Wednesday, March 16, 2011

That gut feeling

It's 6:30 in the morning, and my house is beautifully quiet.  The kids are all asleep--and as far as I know, they're all healthy.  I get to see my Bible study ladies this morning, which is always a treat for me.  And tonight, I'm teaching a Bible study, and I am more prepared and more comfortable with the teaching than I have been all semester.  It's the set-up for a great day.

But all I can think about is the feeling in my gut.  That sad, sinking feeling.  After 10 days of (apparently unprecedented, if you ask Mr. Fantastic) complete happiness, the dark & twisties are coming back.  I've known it was coming, because it is typically preceeded by insomnia, which I have had for the past few nights.  (And yes, it HAS occurred to me that the lack of sleep may also be affecting my mood.  But where does the insomnia come from?)  But I have managed to fight it off for the past few days because it just felt so darn good to be happy!  This morning, though, it is overwhelming me.

I was going to list the things that are on my mind and pulling me down, but what good would that do?  Instead, let me tell you what I know is true:
  • My husband loves me and would drop everything if I need him
  • I have some really fantastic and supportive friends
  • My children are made in the image of God and they are wonderful and they have been entrusted to me
  • We have fantastic love & support from our parents
  • I get to go to church this morning and be greeted with the smiling, beautiful faces of many wonderful and caring ladies
  • Most of all, I have a Savior who created me and loves me and cares for me and "He sees each tear that falls, and He hears me when I call" (From "He Knows My Name", one of my very favorite songs)
No matter how dark & twisty or crazy or sad I feel... these are things that I know to be true.  And they are just as true today as they were yesterday when I was perfectly happy.  And they will be just as true tomorrow, no matter what is going on in my gut.

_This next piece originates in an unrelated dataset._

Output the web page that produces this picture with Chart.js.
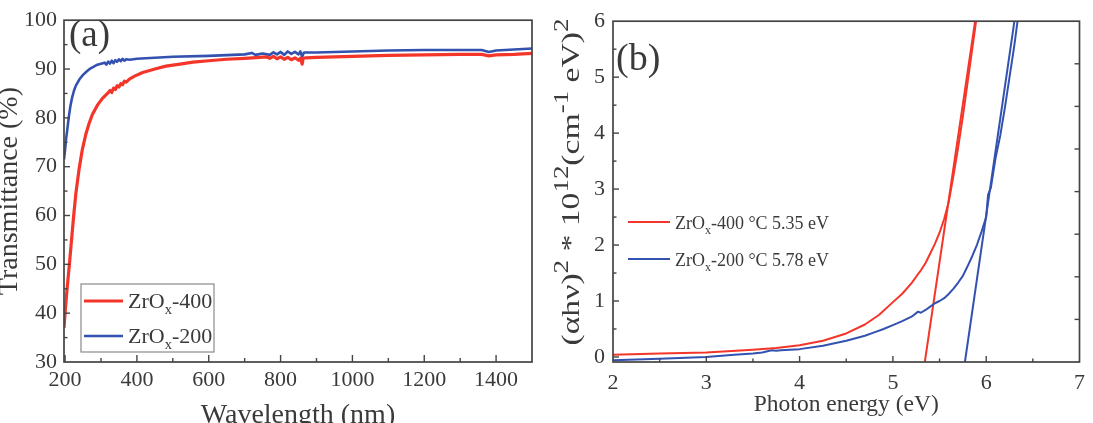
<!DOCTYPE html>
<html>
<head>
<meta charset="utf-8">
<script src="https://cdn.jsdelivr.net/npm/chart.js@4/dist/chart.umd.min.js"></script>
<style>
body{margin:0;background:#fff;width:1093px;height:423px;overflow:hidden;position:relative}
#chartA{position:absolute;left:0;top:0}
#chartB{position:absolute;left:545px;top:0}
</style>
</head>
<body>
<canvas id="chartA" width="545" height="423"></canvas>
<canvas id="chartB" width="548" height="423"></canvas>
<script>
// (a) transmittance spectra
var wlRed  = [197,200,205,212,218,224,230,239,248,258,267,276,290,304,318,325,330,335,340,345,350,355,360,365,370,380,395,416,450,481,520,556,600,649,700,742,760,770,780,790,800,810,820,830,840,850,855,860,863,870,900,1000,1100,1200,1300,1360,1380,1400,1450,1500];
var tRed   = [37.0,40.0,44.5,50.0,55.0,60.0,64.5,69.5,73.5,76.7,78.9,80.7,82.6,84.0,85.0,85.6,85.2,86.1,85.8,86.6,86.3,87.0,86.8,87.5,87.3,88.0,88.6,89.3,90.0,90.6,91.0,91.4,91.7,92.0,92.2,92.4,92.5,92.2,92.6,92.1,92.5,92.0,92.4,91.9,92.3,91.8,92.2,91.0,92.2,92.3,92.4,92.6,92.8,92.9,93.0,93.0,92.7,92.9,93.0,93.2];
var wlBlue = [197,200,203,206,210,215,220,225,230,240,250,260,270,280,290,300,310,315,320,325,330,335,340,345,350,355,360,365,370,380,400,450,500,600,700,720,730,750,770,780,790,800,810,820,830,840,850,855,860,865,900,1000,1100,1200,1300,1360,1380,1400,1450,1500];
var tBlue  = [71.5,73.5,75.8,77.5,80.0,82.5,84.3,85.6,86.6,87.9,88.8,89.5,90.1,90.5,90.9,91.1,91.3,90.9,91.5,91.1,91.7,91.2,91.8,91.5,92.0,91.6,92.1,91.7,92.0,91.9,92.1,92.3,92.5,92.7,93.0,93.3,92.9,93.2,92.9,93.4,93.0,93.5,92.9,93.6,93.1,93.5,93.0,93.6,92.5,93.4,93.4,93.6,93.8,93.9,93.9,93.9,93.5,93.8,94.0,94.2];
var xTicksA = [200,400,600,800,1000,1200,1400];
var xMinorA = [300,500,700,900,1100,1300];
var yTicksA = [30,40,50,60,70,80,90,100];
var yMinorA = [35,45,55,65,75,85,95];
var namesA  = ['ZrO_x-400','ZrO_x-200'];

// (b) Tauc plot
var eRed   = [2.0,2.5,3.0,3.5,3.75,4.0,4.25,4.5,4.7,4.85,5.0,5.1,5.2,5.3,5.35,5.4,5.45,5.5,5.55,5.6,5.65,5.7,5.75,5.8,5.85,5.9];
var aRed   = [0.04,0.06,0.08,0.13,0.16,0.21,0.29,0.42,0.58,0.75,0.98,1.13,1.32,1.55,1.68,1.85,2.02,2.22,2.47,2.78,3.25,3.75,4.3,4.9,5.5,6.1];
var eBlue  = [2.0,2.5,3.0,3.3,3.5,3.6,3.7,3.75,3.8,4.0,4.25,4.5,4.7,4.8,4.9,5.0,5.1,5.2,5.27,5.3,5.35,5.4,5.45,5.5,5.55,5.6,5.65,5.7,5.75,5.8,5.85,5.9,5.95,6.0,6.02,6.05,6.1,6.15,6.2,6.25,6.3,6.34];
var aBlue  = [-0.06,-0.03,0.0,0.04,0.06,0.08,0.12,0.11,0.12,0.14,0.2,0.29,0.38,0.44,0.5,0.57,0.64,0.72,0.81,0.79,0.84,0.9,0.96,1.0,1.05,1.13,1.22,1.33,1.45,1.62,1.8,2.0,2.24,2.5,2.9,3.02,3.55,3.95,4.45,5.0,5.55,6.05];
var fitRedE  = [5.341,5.890];
var fitRedA  = [-0.1,6.1];
var fitBlueE = [5.771,6.311];
var fitBlueA = [-0.1,6.1];
var xTicksB = [2,3,4,5,6,7];
var xMinorB = [2.5,3.5,4.5,5.5,6.5];
var yTicksB = [0,1,2,3,4,5,6];
var yMinorB = [0.5,1.5,2.5,3.5,4.5,5.5];
var rightTicksB = [1,2,3,4,5,6,7];
var namesB  = ['ZrO_x-400 °C 5.35 eV','ZrO_x-200 °C 5.78 eV'];
var yTitleB = '(αhν)^{2} * 10^{12}(cm^{-1} eV)^{2}';

var RED = '#f4362a', BLUE = '#3352b0', TXT = '#3a3a3a', AXIS = '#444444';
var SERIF = '"Liberation Serif", "Times New Roman", serif';

function pts(xs, ys){ return xs.map(function(x, i){ return {x: x, y: ys[i]}; }); }

// split "ZrO_x" / "10^{12}" into plain, sub and sup parts
function parts(str){
    var out = [];
    str.split(/(_.|\^\{[^}]*\})/).forEach(function(s){
        if (!s) return;
        if (s[0] === '_') out.push({t: s[1], m: 'sub'});
        else if (s[0] === '^') out.push({t: s.slice(2, -1), m: 'sup'});
        else out.push({t: s, m: ''});
    });
    return out;
}
function rich(ctx, str, x, y, size, small, draw){
    var w = 0;
    parts(str).forEach(function(p){
        var fs = p.m ? size * small : size;
        var dy = p.m === 'sub' ? size * 0.28 : (p.m === 'sup' ? -size * 0.38 : 0);
        ctx.font = fs + 'px ' + SERIF;
        if (draw) ctx.fillText(p.t, x + w, y + dy);
        w += ctx.measureText(p.t).width;
    });
    return w;
}

var decor = {
    id: 'decor',
    afterDatasetsDraw: function(chart, args, o){
        var ctx = chart.ctx, a = chart.chartArea;
        ctx.save();
        ctx.strokeStyle = AXIS;
        ctx.lineWidth = 1.7;
        ctx.strokeRect(a.left, a.top, a.right - a.left, a.bottom - a.top);
        ctx.lineWidth = 1.4;
        o.marks.forEach(function(m){
            var s = chart.scales[m.axis];
            m.values.forEach(function(v){
                var p = s.getPixelForValue(v);
                ctx.beginPath();
                if (m.side === 'bottom'){ ctx.moveTo(p, a.bottom); ctx.lineTo(p, a.bottom - m.len); }
                if (m.side === 'left'){ ctx.moveTo(a.left, p); ctx.lineTo(a.left + m.len, p); }
                if (m.side === 'right'){ ctx.moveTo(a.right, p); ctx.lineTo(a.right - m.len, p); }
                ctx.stroke();
            });
        });
        ctx.fillStyle = TXT;
        ctx.textBaseline = 'alphabetic';
        ctx.font = o.panel.size + 'px ' + SERIF;
        ctx.fillText(o.panel.text, o.panel.x, o.panel.y);
        var lg = o.legend;
        if (lg.box){
            ctx.fillStyle = '#fff';
            ctx.fillRect(lg.box[0], lg.box[1], lg.box[2], lg.box[3]);
            ctx.strokeStyle = '#8a8a8a';
            ctx.lineWidth = 1.2;
            ctx.strokeRect(lg.box[0], lg.box[1], lg.box[2], lg.box[3]);
        }
        lg.names.forEach(function(n, i){
            var ds = chart.data.datasets[i];
            var ly = lg.y + i * lg.gap;
            ctx.strokeStyle = ds.borderColor;
            ctx.lineWidth = ds.borderWidth;
            ctx.beginPath();
            ctx.moveTo(lg.x, ly);
            ctx.lineTo(lg.x + lg.len, ly);
            ctx.stroke();
            ctx.fillStyle = TXT;
            rich(ctx, n, lg.x + lg.len + 5, ly + lg.base, lg.size, 0.66, true);
        });
        if (o.ytitle){
            var t = o.ytitle;
            ctx.translate(t.x, t.y);
            ctx.rotate(-Math.PI / 2);
            var w = rich(ctx, t.text, 0, 0, t.size, 0.8, false);
            ctx.scale(t.len / w, 1);
            ctx.textBaseline = 'middle';
            ctx.fillStyle = TXT;
            rich(ctx, t.text, -w / 2, 0, t.size, 0.8, true);
        }
        ctx.restore();
    }
};

function numLabel(v){ return String(v); }
var noGrid = {display: false, drawTicks: false};

new Chart(document.getElementById('chartA'), {
    type: 'line',
    data: {
        datasets: [
            {label: 'ZrOx-400', data: pts(wlRed, tRed), borderColor: RED, borderWidth: 3.2},
            {label: 'ZrOx-200', data: pts(wlBlue, tBlue), borderColor: BLUE, borderWidth: 2.6}
        ]
    },
    options: {
        responsive: false, animation: false, events: [],
        layout: {padding: {top: 14, right: 13, left: 0, bottom: 0}},
        elements: {point: {radius: 0}, line: {tension: 0, borderJoinStyle: 'round'}},
        scales: {
            x: {
                type: 'linear', min: 197, max: 1500,
                grid: noGrid, border: {display: false},
                afterBuildTicks: function(s){ s.ticks = xTicksA.map(function(v){ return {value: v}; }); },
                afterFit: function(s){ s.height = 61; },
                ticks: {padding: 5, color: TXT, maxRotation: 0, autoSkip: false, callback: numLabel, font: {family: SERIF, size: 22}},
                title: {display: true, text: 'Wavelength (nm)', color: TXT, font: {family: SERIF, size: 28, lineHeight: 1}, padding: {top: 0, bottom: -7}}
            },
            y: {
                min: 30, max: 100,
                grid: noGrid, border: {display: false},
                afterBuildTicks: function(s){ s.ticks = yTicksA.map(function(v){ return {value: v}; }); },
                afterFit: function(s){ s.width = 64; },
                ticks: {padding: 7, color: TXT, autoSkip: false, callback: numLabel, font: {family: SERIF, size: 22}},
                title: {display: true, text: 'Transmittance (%)', color: TXT, font: {family: SERIF, size: 28, lineHeight: 1}, padding: {top: -4, bottom: 0}}
            }
        },
        plugins: {
            legend: {display: false}, tooltip: {enabled: false},
            decor: {
                marks: [
                    {axis: 'x', side: 'bottom', values: xTicksA, len: 7},
                    {axis: 'x', side: 'bottom', values: xMinorA, len: 4},
                    {axis: 'y', side: 'left', values: yTicksA.slice(1, -1), len: 6},
                    {axis: 'y', side: 'left', values: yMinorA, len: 3.5}
                ],
                panel: {text: '(a)', x: 69, y: 46, size: 37},
                legend: {box: [81, 284, 133, 68], names: namesA, x: 84, y: 301, gap: 35, len: 39, size: 22, base: 7}
            }
        }
    },
    plugins: [decor]
});

new Chart(document.getElementById('chartB'), {
    type: 'line',
    data: {
        datasets: [
            {label: 'ZrOx-400 °C 5.35 eV', data: pts(eRed, aRed), borderColor: RED, borderWidth: 2},
            {label: 'ZrOx-200 °C 5.78 eV', data: pts(eBlue, aBlue), borderColor: BLUE, borderWidth: 2},
            {label: 'fit 400', data: pts(fitRedE, fitRedA), borderColor: RED, borderWidth: 2},
            {label: 'fit 200', data: pts(fitBlueE, fitBlueA), borderColor: BLUE, borderWidth: 2}
        ]
    },
    options: {
        responsive: false, animation: false, events: [],
        layout: {padding: {top: 15, right: 11, left: 0, bottom: 0}},
        elements: {point: {radius: 0}, line: {tension: 0, borderJoinStyle: 'round'}},
        scales: {
            x: {
                type: 'linear', min: 2, max: 7,
                grid: noGrid, border: {display: false},
                afterBuildTicks: function(s){ s.ticks = xTicksB.map(function(v){ return {value: v}; }); },
                afterFit: function(s){ s.height = 61; },
                ticks: {padding: 8, color: TXT, maxRotation: 0, autoSkip: false, callback: numLabel, font: {family: SERIF, size: 22}},
                title: {display: true, text: 'Photon energy (eV)', color: TXT, font: {family: SERIF, size: 23.5, lineHeight: 1}, padding: {top: 0, bottom: 6}}
            },
            y: {
                min: -0.09, max: 6,
                grid: noGrid, border: {display: false},
                afterBuildTicks: function(s){ s.ticks = yTicksB.map(function(v){ return {value: v}; }); },
                afterFit: function(s){ s.width = 68; },
                ticks: {padding: 8, color: TXT, autoSkip: false, callback: numLabel, font: {family: SERIF, size: 22}}
            },
            y2: {
                position: 'right', min: 0, max: 8, display: false
            }
        },
        plugins: {
            legend: {display: false}, tooltip: {enabled: false},
            decor: {
                marks: [
                    {axis: 'x', side: 'bottom', values: xTicksB.slice(1, -1), len: 6},
                    {axis: 'x', side: 'bottom', values: xMinorB, len: 3.5},
                    {axis: 'y', side: 'left', values: yTicksB.slice(0, -1), len: 6},
                    {axis: 'y', side: 'left', values: yMinorB, len: 3.5},
                    {axis: 'y2', side: 'right', values: rightTicksB, len: 5}
                ],
                panel: {text: '(b)', x: 71, y: 70, size: 38},
                legend: {names: namesB, x: 83, y: 222, gap: 37, len: 42, size: 18, base: 7},
                ytitle: {text: yTitleB, x: 27, y: 182, size: 25, len: 327}
            }
        }
    },
    plugins: [decor]
});
</script>
</body>
</html>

So even though I'd like to hide by spending the entire day sitting here at my laptop... no.  I need to stand up and face the day.  (It's much easier to force myself to do that now that I can't spend my time on Facebook--I gave it up for Lent.)  I will do my best to change how I feel, and I will cling to what I know is true.

2 comments:

Megan said...

You'll be in my thoughts and prayers today, friend. Hope we'll see you soon!

Tara said...

I've been there. It's good to state what you know to be true and count your blessings. I found, though, that even when you do all the right things, there are some pits only God can pull you out of. I'll be praying he pulls you out, today!